From the German of Leopold Shefer.
By C. T. Brooks.
Boston: Roberts Brothers. 1868.

Whatever may be the merit of the original German, certain it is, this English version flows like a free rivulet. Mr. Brooks is singularly happy in his versification. It might, however, just as well have been entitled by the author, the "Priest's Breviary" as the "Layman's Breviary," for it is quite plain he thinks both of those terms convertible. We search in vain for any trace of faith in the supernatural, and, considering the beauty of the sentiments, are sorry to find it wanting. The lack of it jars upon our Catholic nerves from the beginning of its perusal to its ending.

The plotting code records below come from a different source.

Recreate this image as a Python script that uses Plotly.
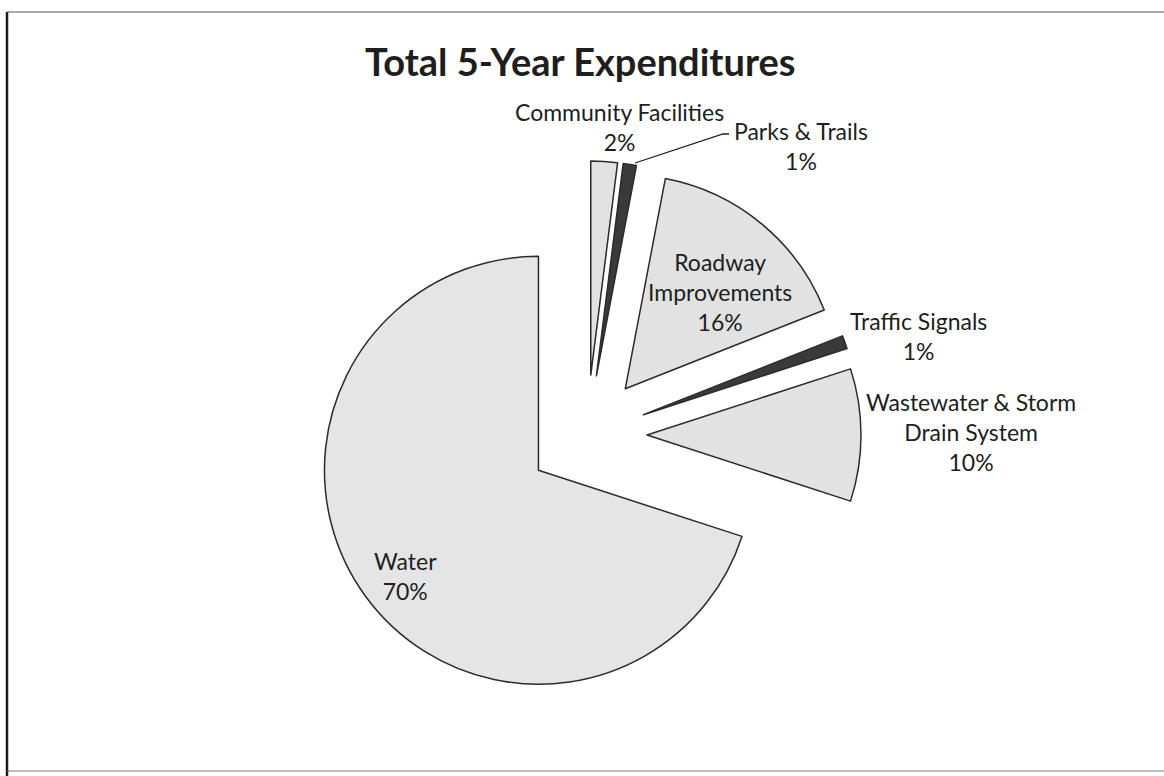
import plotly.graph_objects as go

# Capital budget breakdown, share of the 5-year total (percent)
categories = [
    "Community Facilities",
    "Parks & Trails",
    "Roadway<br>Improvements",
    "Traffic Signals",
    "Wastewater & Storm<br>Drain System",
    "Water",
]
shares = [2, 1, 16, 1, 10, 70]

W, H = 1164, 776


def px(x):
    return x / W


def py(y):
    return 1 - y / H


# Pie geometry (pixels): centre, radius and explosion distance of every slice
cx, cy, radius, explode = 587, 435, 214, 60
pull = explode / radius
half = radius * (1 + pull)

slice_colors = ["#e2e2e2", "#3a3a3a", "#e2e2e2", "#3a3a3a", "#e2e2e2", "#e5e5e5"]

fig = go.Figure()
fig.add_trace(
    go.Pie(
        labels=categories,
        values=shares,
        sort=False,
        direction="clockwise",
        rotation=0,
        pull=[pull] * len(shares),
        marker=dict(colors=slice_colors, line=dict(color="#2b2b2b", width=1.5)),
        textinfo="none",
        hoverinfo="skip",
        showlegend=False,
        domain=dict(
            x=[px(cx - half), px(cx + half)],
            y=[py(cy + half), py(cy - half)],
        ),
    )
)

# Label anchor points (pixel centres of each text block)
label_pos = [(619, 127), (801, 146), (720, 292), (918, 336), (971, 432), (405, 576)]

annotations = []
for name, val, (lx, ly) in zip(categories, shares, label_pos):
    annotations.append(
        dict(
            x=px(lx), y=py(ly), xref="paper", yref="paper",
            text=f"{name}<br>{val}%", showarrow=False,
            xanchor="center", yanchor="middle", align="center",
            font=dict(family="Lato", size=23, color="#1e1e1e"),
        )
    )

annotations.append(
    dict(
        x=px(580), y=py(61), xref="paper", yref="paper",
        text="<b>Total 5-Year Expenditures</b>", showarrow=False,
        xanchor="center", yanchor="middle",
        font=dict(family="Lato", size=38, color="#1e1e1e"),
    )
)

shapes = [
    # leader line for the smallest top slice
    dict(type="path", xref="paper", yref="paper",
         path=f"M {px(635)} {py(163)} L {px(723)} {py(134)} L {px(729)} {py(134)}",
         line=dict(color="#1e1e1e", width=1.3)),
    # chart frame
    dict(type="line", xref="paper", yref="paper", x0=px(7), x1=px(7), y0=py(12), y1=py(776),
         line=dict(color="#1a1a1a", width=2.5)),
    dict(type="line", xref="paper", yref="paper", x0=px(7), x1=px(1164), y0=py(12), y1=py(12),
         line=dict(color="#555555", width=1.2)),
    dict(type="line", xref="paper", yref="paper", x0=px(7), x1=px(1164), y0=py(771), y1=py(771),
         line=dict(color="#777777", width=1.2)),
]

fig.update_layout(
    width=W,
    height=H,
    margin=dict(l=0, r=0, t=0, b=0),
    paper_bgcolor="white",
    plot_bgcolor="white",
    annotations=annotations,
    shapes=shapes,
)

fig.write_html("out.html")
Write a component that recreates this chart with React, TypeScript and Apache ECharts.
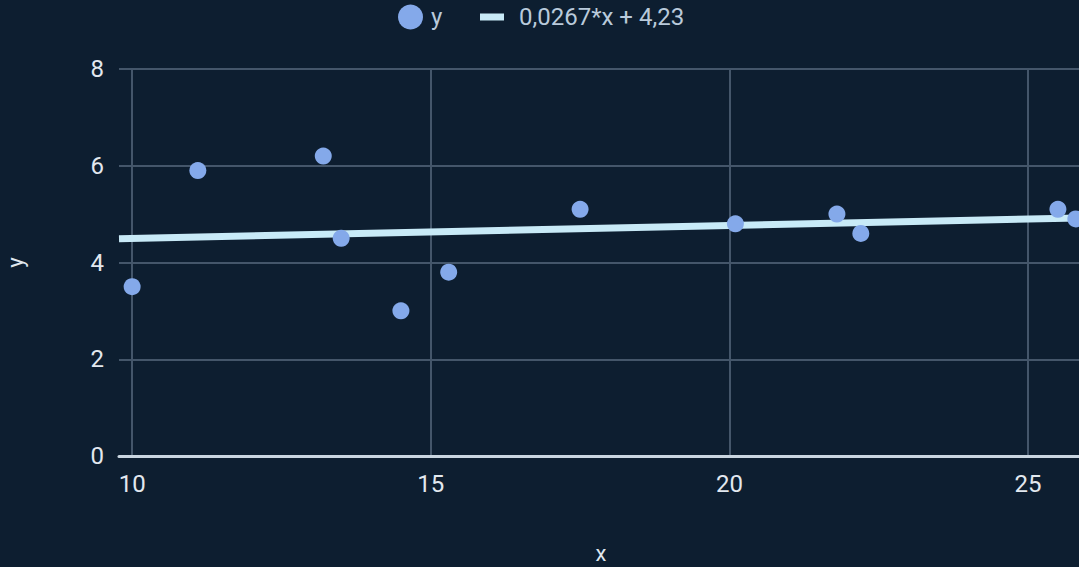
import React, { useEffect, useRef } from "react";
import * as echarts from "echarts";

const xValues = [10.0, 11.1, 13.2, 13.5, 14.5, 15.3, 17.5, 20.1, 21.8, 22.2, 25.5, 25.8];
const yValues = [3.5, 5.9, 6.2, 4.5, 3.0, 3.8, 5.1, 4.8, 5.0, 4.6, 5.1, 4.9];
const xTicks = [10, 15, 20, 25];
const slope = 0.0267;
const intercept = 4.23;
const trendName = "0,0267*x + 4,23";
const xMin = 9.78;
const xMax = 25.92;

export default function App() {
  const ref = useRef<HTMLDivElement>(null);
  useEffect(() => {
    if (!ref.current) return;
    const chart = echarts.init(ref.current, null, { renderer: "svg" });
    const points = xValues.map((x, i) => [x, yValues[i]]);
    const trend = [
      [xMin, slope * xMin + intercept],
      [xMax, slope * xMax + intercept],
    ];
    const legendText = {
      color: "#b9cadb",
      fontSize: 24,
      lineHeight: 26,
      fontFamily: "Roboto",
    };
    chart.setOption({
      animation: false,
      backgroundColor: "#0d1e30",
      textStyle: { fontFamily: "Roboto" },
      legend: [
        {
          top: 4,
          left: 398,
          padding: 0,
          itemWidth: 25,
          itemHeight: 25,
          textStyle: { ...legendText, padding: [0, 0, 0, 3] },
          data: [{ name: "y", icon: "circle" }],
        },
        {
          top: 4,
          left: 480,
          padding: 0,
          itemWidth: 24,
          itemHeight: 7,
          textStyle: { ...legendText, padding: [0, 0, 0, 10] },
          data: [{ name: trendName, icon: "rect" }],
        },
      ],
      grid: {
        left: 119,
        top: 69,
        width: 964,
        height: 387,
        containLabel: false,
        outerBoundsMode: "none",
      },
      xAxis: {
        type: "value",
        min: xMin,
        max: xMax,
        name: "x",
        nameLocation: "middle",
        nameGap: 86,
        nameTextStyle: { color: "#dfe6ee", fontSize: 22 },
        axisLine: { show: true, lineStyle: { color: "#c9d5e0", width: 3 } },
        axisTick: { show: false, customValues: xTicks },
        axisLabel: {
          color: "#e2e8ef",
          fontSize: 24,
          margin: 16,
          customValues: xTicks,
        },
        splitLine: { show: true, lineStyle: { color: "#44566a", width: 2 } },
      },
      yAxis: {
        type: "value",
        min: 0,
        max: 8,
        interval: 2,
        name: "y",
        nameLocation: "middle",
        nameGap: 93,
        nameTextStyle: { color: "#dfe6ee", fontSize: 22 },
        axisLine: { show: false },
        axisTick: { show: false },
        axisLabel: { color: "#e2e8ef", fontSize: 24, margin: 15 },
        splitLine: { show: true, lineStyle: { color: "#44566a", width: 2 } },
      },
      series: [
        {
          name: "y",
          type: "scatter",
          data: points,
          symbolSize: 17,
          itemStyle: { color: "#84a9ea", opacity: 1 },
          clip: false,
          z: 3,
        },
        {
          name: trendName,
          type: "line",
          data: trend,
          showSymbol: false,
          symbol: "none",
          lineStyle: { color: "#c8eaf7", width: 7 },
          itemStyle: { color: "#c8eaf7" },
          z: 2,
        },
      ],
    });
    return () => chart.dispose();
  }, []);
  return (
    <div style={{ position: "fixed", left: 0, top: 0, width: 1079, height: 567, overflow: "hidden" }}>
      <div ref={ref} style={{ width: 1090, height: 567 }} />
    </div>
  );
}
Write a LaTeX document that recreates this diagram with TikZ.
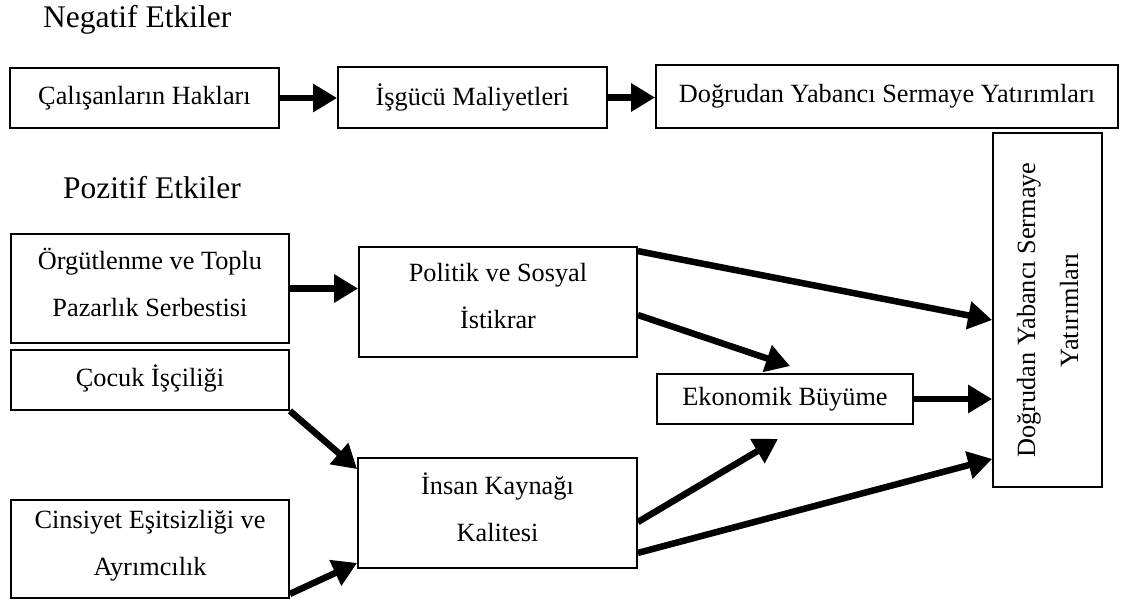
\documentclass[tikz,border=0pt]{standalone}
\usepackage{fontspec}
\setmainfont{Liberation Serif}
\usetikzlibrary{arrows.meta}

\begin{document}
\begin{tikzpicture}[x=1pt,y=-1pt,
    kutu/.style={draw, line width=1.8pt, inner sep=0pt, align=center,
        font=\fontsize{26.3}{47}\selectfont},
    ikisatir/.style={kutu, text depth=12pt},
    baslik/.style={anchor=base west, inner sep=0pt, font=\fontsize{31.5}{38}\selectfont},
    ok/.style={line width=6.5pt, -{Triangle[length=24pt,width=27pt]}}]
\useasboundingbox (0,0) rectangle (1123,606);

% Negatif etkiler
\node[baslik] (negbaslik) at (43,27) {Negatif Etkiler};
\node[kutu, minimum width=269, minimum height=60] (cal) at (144.5,98) {Çalışanların Hakları};
\node[kutu, minimum width=269, minimum height=61] (isg) at (472.5,97.5) {İşgücü Maliyetleri};
\node[kutu, minimum width=462, minimum height=63] (dyst) at (887,96.5) {Doğrudan Yabancı Sermaye Yatırımları};
\draw[ok] (cal.east) -- (cal.east -| isg.west);
\draw[ok] (isg.east) -- (isg.east -| dyst.west);

% Pozitif etkiler
\node[baslik] (pozbaslik) at (63,198) {Pozitif Etkiler};
\node[ikisatir, minimum width=278, minimum height=109] (org) at (150,288.5) {Örgütlenme ve Toplu\\Pazarlık Serbestisi};
\node[kutu, minimum width=278, minimum height=60, text depth=9pt] (coc) at (150,380) {Çocuk İşçiliği};
\node[ikisatir, minimum width=278, minimum height=98] (cin) at (150,549) {Cinsiyet Eşitsizliği ve\\Ayrımcılık};
\node[ikisatir, minimum width=278, minimum height=110] (pol) at (498,302) {Politik ve Sosyal\\İstikrar};
\node[ikisatir, minimum width=279, minimum height=110] (ins) at (497.5,513) {İnsan Kaynağı\\Kalitesi};
\node[kutu, minimum width=256, minimum height=50] (eko) at (785,399) {Ekonomik Büyüme};
\node[kutu, rotate=90, minimum width=354, minimum height=109] (dysv) at (1047.5,310)
    {Doğrudan Yabancı Sermaye\\[-4pt]Yatırımları};

\draw[ok] (org.east) -- (org.east -| pol.west);
\draw[ok] ([yshift=-5pt]pol.north east) -- ([yshift=-10pt]dysv.north);
\draw[ok] ([yshift=-13pt]pol.east) -- ([xshift=5pt,yshift=7pt]eko.north);
\draw[ok] (coc.south east) -- ([yshift=-12pt]ins.north west);
\draw[ok] ([yshift=5pt]cin.south east) -- ([yshift=6pt]ins.south west);
\draw[ok] ([yshift=-9pt]ins.east) -- ([xshift=-7pt,yshift=-14pt]eko.south);
\draw[ok] ([yshift=16pt]ins.south east) -- ([yshift=29pt]dysv.north west);
\draw[ok] (eko.east) -- (eko.east -| dysv.north);
\end{tikzpicture}
\end{document}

The Young Fur Traders, A Tale Of The Far North;
The Coral Island, A Tale Of The Pacific;
Ungava, A Tale Of Esquimaux Land;
Morgan Rattler; or,
A Boy's Adventures in the Forests of Brazil.
By R. M. Ballantyne. New York: Thomas Nelson & Sons.

In these "books for boys" amusement and instruction are admirably combined, the adventures met with being varied and thrilling, while the local descriptions embody so thoroughly the natural features of the regions visited, the productions, atmospheric phenomena, etc., as to render them not unworthy the perusal of children of a larger growth; they are also well got up; good paper, neat binding, numerous illustrations.

Where so much is praiseworthy, we are sorry their universal diffusion should be so seriously impeded, or rather utterly destroyed, by a most wanton display of sectarian rancor. In the Young Fur Traders, for instance, we meet with the following definitions, certainly not according to Webster: "Papist, a man who has sold his liberty in religious matters to the pope;" "Protestant, one who protests against such an ineffably silly and unmanly state of slavery." And in Morgan Rattler, a virulent attack on the Brazilian clergy, who, we are told, "totally neglected their religious duties; were no better than miscreants in disguise, teaching the people vice instead of virtue a—curse not a blessing to the land," etc.

We regret this pitiful outpouring the more that, as books of adventures for boys, they are otherwise all that could be desired.